* **What to work on**
Write out, unaltered, each line from the top of the records below down to the line where "from matplotlib.collections import" appears, that line included.

* **Information provided**
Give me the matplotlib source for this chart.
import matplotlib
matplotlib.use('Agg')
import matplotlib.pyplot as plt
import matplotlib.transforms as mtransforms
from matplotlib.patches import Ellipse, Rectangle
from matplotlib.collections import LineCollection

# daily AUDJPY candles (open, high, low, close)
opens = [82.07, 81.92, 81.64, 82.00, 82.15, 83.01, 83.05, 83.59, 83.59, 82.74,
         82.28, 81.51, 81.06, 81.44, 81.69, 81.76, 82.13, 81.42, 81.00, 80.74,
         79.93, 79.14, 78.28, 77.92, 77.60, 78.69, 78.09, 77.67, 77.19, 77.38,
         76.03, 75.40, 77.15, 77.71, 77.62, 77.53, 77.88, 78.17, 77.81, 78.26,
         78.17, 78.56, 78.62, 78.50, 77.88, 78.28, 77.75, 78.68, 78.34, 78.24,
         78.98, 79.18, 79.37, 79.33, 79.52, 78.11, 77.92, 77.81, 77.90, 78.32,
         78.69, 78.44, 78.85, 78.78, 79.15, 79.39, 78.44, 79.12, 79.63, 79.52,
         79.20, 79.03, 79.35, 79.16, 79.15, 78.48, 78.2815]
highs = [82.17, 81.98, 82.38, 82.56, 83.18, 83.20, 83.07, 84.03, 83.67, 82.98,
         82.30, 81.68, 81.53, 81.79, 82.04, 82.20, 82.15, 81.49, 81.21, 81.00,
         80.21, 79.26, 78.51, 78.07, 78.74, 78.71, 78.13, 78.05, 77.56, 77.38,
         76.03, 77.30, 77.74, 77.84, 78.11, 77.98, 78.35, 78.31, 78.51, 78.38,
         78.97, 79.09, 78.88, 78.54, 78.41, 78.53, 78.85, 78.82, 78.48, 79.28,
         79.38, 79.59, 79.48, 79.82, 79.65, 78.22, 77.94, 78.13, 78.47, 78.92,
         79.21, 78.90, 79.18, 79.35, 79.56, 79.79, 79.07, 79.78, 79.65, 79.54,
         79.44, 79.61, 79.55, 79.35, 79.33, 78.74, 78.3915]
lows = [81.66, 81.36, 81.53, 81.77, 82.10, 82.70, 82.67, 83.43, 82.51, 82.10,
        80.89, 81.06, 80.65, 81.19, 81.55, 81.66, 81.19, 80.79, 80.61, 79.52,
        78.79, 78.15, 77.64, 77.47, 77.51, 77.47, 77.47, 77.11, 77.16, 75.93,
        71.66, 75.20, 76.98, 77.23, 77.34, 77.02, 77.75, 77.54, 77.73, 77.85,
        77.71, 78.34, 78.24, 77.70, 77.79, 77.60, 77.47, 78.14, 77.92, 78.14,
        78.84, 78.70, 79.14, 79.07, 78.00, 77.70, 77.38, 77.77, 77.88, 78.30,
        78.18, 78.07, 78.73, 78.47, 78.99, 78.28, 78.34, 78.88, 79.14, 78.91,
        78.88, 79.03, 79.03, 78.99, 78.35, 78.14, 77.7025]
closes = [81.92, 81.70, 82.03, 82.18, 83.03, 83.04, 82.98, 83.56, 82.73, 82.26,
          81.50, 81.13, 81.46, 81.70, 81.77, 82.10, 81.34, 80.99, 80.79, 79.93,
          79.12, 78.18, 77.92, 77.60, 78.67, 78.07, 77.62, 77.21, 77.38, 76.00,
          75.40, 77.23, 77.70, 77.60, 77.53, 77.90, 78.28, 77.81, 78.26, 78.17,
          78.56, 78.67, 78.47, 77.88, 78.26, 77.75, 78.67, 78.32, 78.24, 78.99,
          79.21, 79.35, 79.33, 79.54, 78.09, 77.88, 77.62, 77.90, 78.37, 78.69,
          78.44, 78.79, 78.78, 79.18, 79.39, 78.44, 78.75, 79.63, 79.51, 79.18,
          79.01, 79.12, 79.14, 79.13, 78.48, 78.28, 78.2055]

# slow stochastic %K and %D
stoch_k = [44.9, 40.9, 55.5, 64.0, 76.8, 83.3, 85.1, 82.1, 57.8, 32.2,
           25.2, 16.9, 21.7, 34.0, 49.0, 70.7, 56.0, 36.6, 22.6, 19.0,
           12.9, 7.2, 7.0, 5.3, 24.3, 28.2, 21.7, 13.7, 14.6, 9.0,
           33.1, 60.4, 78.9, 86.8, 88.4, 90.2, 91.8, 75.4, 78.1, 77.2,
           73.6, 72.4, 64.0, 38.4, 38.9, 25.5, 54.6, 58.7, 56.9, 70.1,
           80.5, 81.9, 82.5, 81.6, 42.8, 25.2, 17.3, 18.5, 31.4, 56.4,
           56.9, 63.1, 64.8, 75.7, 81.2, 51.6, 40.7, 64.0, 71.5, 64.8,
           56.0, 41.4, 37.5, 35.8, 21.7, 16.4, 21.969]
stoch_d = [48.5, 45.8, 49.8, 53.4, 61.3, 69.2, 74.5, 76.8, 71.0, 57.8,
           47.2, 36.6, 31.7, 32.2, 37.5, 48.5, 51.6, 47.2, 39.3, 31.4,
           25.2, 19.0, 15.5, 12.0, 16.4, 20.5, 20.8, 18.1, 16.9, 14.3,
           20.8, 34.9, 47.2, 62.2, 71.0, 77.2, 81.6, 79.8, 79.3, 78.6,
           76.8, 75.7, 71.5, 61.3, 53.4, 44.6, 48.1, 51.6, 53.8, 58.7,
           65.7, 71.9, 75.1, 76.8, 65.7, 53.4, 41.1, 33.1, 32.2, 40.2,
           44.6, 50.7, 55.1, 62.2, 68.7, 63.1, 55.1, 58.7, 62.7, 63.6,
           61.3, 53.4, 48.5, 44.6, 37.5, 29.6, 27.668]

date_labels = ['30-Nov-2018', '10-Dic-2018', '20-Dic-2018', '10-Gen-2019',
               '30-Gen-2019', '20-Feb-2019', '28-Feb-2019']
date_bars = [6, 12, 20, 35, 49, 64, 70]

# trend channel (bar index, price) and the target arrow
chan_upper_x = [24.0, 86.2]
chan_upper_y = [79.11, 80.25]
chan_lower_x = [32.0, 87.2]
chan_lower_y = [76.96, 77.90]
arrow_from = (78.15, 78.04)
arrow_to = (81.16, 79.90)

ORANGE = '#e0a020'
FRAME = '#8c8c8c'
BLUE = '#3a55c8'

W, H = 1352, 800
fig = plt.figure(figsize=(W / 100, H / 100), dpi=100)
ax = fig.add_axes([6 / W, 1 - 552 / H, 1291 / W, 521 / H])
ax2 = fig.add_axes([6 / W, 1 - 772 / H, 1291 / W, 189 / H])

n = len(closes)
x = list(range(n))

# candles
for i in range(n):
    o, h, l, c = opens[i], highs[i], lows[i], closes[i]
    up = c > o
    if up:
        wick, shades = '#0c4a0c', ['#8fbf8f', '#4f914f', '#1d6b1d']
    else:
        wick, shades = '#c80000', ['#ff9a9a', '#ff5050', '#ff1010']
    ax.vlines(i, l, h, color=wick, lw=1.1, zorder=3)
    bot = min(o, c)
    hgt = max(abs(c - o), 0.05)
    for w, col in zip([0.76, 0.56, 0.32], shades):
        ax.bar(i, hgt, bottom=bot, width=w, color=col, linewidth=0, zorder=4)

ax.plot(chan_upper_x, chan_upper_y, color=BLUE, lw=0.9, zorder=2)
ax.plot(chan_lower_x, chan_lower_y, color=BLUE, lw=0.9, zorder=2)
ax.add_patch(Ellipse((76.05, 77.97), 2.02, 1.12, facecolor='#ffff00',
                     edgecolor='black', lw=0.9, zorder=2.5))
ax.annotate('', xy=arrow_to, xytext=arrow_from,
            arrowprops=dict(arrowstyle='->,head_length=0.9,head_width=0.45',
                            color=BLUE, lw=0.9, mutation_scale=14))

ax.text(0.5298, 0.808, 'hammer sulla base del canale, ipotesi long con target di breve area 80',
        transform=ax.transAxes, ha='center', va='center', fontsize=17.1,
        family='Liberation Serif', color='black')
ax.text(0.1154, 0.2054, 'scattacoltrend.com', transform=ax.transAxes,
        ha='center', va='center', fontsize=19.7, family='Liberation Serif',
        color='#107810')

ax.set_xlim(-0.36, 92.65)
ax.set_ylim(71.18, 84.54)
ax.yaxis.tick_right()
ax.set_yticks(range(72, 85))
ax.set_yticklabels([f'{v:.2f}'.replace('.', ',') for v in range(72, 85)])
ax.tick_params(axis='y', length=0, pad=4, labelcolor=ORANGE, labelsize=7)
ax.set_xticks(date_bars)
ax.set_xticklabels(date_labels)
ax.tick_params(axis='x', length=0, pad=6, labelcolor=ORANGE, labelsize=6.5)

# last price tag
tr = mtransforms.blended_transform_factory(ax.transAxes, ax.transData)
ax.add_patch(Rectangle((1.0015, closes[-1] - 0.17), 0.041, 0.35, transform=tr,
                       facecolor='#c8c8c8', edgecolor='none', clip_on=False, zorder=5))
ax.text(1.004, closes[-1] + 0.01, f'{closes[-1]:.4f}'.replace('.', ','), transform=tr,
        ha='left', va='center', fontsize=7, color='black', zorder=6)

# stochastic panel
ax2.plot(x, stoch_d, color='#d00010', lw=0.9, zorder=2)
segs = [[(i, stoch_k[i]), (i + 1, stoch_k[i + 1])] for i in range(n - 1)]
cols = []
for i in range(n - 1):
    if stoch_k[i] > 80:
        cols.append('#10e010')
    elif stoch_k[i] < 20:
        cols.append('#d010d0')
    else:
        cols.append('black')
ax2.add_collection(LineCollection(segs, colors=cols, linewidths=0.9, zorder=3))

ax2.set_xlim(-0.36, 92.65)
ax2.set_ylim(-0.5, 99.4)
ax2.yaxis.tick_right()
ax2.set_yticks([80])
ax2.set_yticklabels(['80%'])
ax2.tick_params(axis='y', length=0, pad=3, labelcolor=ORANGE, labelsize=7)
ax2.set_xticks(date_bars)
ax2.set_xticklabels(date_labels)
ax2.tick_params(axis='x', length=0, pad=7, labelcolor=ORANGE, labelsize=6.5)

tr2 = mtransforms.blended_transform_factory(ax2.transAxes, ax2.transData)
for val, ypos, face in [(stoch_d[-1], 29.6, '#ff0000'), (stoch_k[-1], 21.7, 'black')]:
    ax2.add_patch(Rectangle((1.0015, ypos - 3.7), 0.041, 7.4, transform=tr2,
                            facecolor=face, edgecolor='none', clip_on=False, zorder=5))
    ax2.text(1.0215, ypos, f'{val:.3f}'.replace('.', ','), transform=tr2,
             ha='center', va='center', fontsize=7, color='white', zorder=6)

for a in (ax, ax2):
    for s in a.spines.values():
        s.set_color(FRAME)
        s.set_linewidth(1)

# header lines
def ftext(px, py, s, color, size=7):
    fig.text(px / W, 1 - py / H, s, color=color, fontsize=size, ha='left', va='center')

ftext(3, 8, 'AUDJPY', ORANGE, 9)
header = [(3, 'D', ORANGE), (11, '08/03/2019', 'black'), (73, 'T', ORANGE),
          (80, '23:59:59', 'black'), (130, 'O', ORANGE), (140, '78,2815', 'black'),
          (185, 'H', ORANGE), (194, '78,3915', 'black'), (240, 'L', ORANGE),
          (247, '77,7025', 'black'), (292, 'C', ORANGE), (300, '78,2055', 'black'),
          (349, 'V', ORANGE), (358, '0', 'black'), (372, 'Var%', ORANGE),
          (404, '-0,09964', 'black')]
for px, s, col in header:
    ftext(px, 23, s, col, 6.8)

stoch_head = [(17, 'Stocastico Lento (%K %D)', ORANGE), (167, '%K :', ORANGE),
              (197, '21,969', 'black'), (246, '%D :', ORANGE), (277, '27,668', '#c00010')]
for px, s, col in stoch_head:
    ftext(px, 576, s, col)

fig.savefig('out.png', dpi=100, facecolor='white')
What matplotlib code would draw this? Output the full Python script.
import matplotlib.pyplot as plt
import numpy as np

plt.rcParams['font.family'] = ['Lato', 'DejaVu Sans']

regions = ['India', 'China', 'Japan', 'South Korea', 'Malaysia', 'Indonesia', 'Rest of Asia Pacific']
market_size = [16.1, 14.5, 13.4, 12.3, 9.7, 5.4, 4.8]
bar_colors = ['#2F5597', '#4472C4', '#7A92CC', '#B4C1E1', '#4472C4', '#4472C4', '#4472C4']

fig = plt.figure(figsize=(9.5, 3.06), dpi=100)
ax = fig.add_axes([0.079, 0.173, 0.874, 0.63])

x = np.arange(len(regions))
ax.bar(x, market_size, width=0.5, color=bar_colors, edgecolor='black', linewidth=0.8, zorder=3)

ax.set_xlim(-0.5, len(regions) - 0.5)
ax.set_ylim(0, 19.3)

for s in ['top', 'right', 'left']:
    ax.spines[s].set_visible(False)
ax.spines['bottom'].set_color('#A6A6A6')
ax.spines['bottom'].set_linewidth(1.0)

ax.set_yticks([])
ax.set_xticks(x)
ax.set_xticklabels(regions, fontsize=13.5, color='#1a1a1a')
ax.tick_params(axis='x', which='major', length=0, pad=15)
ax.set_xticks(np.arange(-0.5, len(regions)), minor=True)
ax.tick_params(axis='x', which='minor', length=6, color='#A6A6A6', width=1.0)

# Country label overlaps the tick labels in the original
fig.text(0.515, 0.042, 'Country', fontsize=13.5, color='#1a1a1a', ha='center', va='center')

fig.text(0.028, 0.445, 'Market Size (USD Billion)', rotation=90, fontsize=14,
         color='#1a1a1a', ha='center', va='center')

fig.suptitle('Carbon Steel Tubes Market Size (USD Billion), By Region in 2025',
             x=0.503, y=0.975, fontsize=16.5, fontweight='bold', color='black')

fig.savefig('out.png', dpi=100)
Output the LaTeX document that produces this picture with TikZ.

* **Exercise answer**
Give me the matplotlib source for this chart.
import matplotlib
matplotlib.use('Agg')
import matplotlib.pyplot as plt
import matplotlib.transforms as mtransforms
from matplotlib.patches import Ellipse, Rectangle
from matplotlib.collections import LineCollection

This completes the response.